THE EXERCISE – Reproduce the listing below exactly, beginning with its first line and ending with the line that holds "const yTickLabels = [2, 2.5, 3, 3.5, 4];"; pictures are not part of the copy.

DATASET CONTENT –
-- begin --
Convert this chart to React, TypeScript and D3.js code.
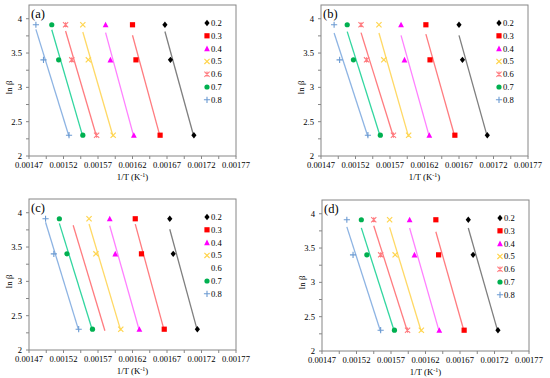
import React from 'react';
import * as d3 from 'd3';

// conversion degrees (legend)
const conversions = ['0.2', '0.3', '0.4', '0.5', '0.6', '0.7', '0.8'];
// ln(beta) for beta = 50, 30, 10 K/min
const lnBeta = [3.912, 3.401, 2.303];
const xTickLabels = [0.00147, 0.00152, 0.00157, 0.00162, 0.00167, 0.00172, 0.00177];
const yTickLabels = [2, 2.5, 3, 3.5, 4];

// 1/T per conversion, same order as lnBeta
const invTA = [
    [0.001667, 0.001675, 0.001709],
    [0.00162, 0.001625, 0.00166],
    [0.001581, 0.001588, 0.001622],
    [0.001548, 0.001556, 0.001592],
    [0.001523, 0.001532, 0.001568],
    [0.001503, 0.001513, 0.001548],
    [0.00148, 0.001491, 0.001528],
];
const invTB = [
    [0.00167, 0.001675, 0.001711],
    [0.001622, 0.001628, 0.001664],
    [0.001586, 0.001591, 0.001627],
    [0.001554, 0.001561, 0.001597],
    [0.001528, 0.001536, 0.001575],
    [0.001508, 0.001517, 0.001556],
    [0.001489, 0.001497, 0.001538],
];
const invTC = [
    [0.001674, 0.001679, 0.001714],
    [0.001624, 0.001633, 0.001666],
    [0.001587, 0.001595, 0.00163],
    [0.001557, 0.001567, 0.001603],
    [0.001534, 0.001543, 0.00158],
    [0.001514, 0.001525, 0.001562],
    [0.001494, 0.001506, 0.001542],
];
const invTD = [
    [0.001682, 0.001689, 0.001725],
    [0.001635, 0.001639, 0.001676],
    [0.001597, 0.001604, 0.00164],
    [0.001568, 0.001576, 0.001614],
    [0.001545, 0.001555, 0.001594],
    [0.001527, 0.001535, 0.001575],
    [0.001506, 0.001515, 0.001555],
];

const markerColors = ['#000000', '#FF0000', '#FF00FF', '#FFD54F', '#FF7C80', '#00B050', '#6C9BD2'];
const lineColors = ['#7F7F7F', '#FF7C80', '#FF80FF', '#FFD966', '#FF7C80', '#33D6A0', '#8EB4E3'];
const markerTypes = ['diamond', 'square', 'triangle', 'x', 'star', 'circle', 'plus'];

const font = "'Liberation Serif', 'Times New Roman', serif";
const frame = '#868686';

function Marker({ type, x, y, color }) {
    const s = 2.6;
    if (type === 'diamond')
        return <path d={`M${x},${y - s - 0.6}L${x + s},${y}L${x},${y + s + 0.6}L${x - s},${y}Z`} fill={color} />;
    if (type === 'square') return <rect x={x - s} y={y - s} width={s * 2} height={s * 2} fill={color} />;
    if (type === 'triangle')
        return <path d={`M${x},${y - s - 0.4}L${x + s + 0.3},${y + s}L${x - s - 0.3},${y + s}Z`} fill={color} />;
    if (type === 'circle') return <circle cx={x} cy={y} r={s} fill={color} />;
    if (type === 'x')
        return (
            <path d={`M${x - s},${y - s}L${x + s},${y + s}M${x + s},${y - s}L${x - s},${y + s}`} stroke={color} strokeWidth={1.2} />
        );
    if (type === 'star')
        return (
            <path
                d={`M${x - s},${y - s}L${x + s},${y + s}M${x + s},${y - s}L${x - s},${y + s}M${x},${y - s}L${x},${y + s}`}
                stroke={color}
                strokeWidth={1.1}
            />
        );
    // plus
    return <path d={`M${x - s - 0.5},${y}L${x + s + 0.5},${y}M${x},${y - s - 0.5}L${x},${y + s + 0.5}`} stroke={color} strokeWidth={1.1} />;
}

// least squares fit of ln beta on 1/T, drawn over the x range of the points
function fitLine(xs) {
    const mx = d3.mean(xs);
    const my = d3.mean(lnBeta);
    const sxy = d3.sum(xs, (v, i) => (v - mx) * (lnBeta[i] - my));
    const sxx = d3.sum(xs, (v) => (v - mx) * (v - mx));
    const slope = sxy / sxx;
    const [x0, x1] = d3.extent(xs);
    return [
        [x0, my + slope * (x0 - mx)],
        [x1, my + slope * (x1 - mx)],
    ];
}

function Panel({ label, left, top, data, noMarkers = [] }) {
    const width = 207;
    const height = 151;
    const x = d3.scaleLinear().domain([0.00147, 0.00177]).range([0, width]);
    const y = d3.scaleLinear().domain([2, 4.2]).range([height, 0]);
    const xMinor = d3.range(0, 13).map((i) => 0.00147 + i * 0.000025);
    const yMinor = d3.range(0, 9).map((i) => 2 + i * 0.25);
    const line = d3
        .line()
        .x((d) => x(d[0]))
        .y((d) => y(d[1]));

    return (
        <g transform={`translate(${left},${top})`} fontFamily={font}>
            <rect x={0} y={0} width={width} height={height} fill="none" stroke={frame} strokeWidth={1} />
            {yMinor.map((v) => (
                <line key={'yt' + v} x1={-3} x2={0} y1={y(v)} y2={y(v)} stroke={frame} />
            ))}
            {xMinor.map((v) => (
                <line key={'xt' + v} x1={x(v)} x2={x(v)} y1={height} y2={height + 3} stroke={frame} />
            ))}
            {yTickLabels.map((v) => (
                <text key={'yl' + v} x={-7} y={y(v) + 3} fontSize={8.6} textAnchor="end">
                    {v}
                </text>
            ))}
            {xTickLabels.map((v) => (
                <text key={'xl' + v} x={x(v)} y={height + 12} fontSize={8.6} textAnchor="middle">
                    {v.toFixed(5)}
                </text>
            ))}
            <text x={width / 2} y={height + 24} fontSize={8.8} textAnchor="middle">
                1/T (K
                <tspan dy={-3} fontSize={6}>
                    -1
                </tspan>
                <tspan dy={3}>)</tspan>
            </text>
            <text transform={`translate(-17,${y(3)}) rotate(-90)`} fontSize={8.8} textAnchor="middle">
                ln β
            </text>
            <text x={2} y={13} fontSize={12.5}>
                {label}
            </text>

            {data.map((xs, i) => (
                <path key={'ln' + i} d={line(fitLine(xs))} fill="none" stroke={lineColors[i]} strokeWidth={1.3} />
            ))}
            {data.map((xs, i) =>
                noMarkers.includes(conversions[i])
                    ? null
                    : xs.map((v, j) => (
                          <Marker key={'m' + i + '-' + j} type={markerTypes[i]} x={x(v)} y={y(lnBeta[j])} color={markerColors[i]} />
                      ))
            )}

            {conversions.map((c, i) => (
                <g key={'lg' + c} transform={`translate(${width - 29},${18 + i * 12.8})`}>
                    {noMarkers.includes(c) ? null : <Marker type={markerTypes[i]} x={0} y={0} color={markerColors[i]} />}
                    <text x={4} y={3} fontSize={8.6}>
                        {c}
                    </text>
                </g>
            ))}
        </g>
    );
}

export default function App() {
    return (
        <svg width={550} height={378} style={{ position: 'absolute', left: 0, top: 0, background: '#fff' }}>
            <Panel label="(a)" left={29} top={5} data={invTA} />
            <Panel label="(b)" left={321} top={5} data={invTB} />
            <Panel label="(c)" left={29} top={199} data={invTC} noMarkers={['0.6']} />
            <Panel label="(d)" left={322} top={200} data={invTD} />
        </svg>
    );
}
-- end --
EXERCISE RESULT –
Convert this chart to React, TypeScript and D3.js code.
import React from 'react';
import * as d3 from 'd3';

// conversion degrees (legend)
const conversions = ['0.2', '0.3', '0.4', '0.5', '0.6', '0.7', '0.8'];
// ln(beta) for beta = 50, 30, 10 K/min
const lnBeta = [3.912, 3.401, 2.303];
const xTickLabels = [0.00147, 0.00152, 0.00157, 0.00162, 0.00167, 0.00172, 0.00177];
const yTickLabels = [2, 2.5, 3, 3.5, 4];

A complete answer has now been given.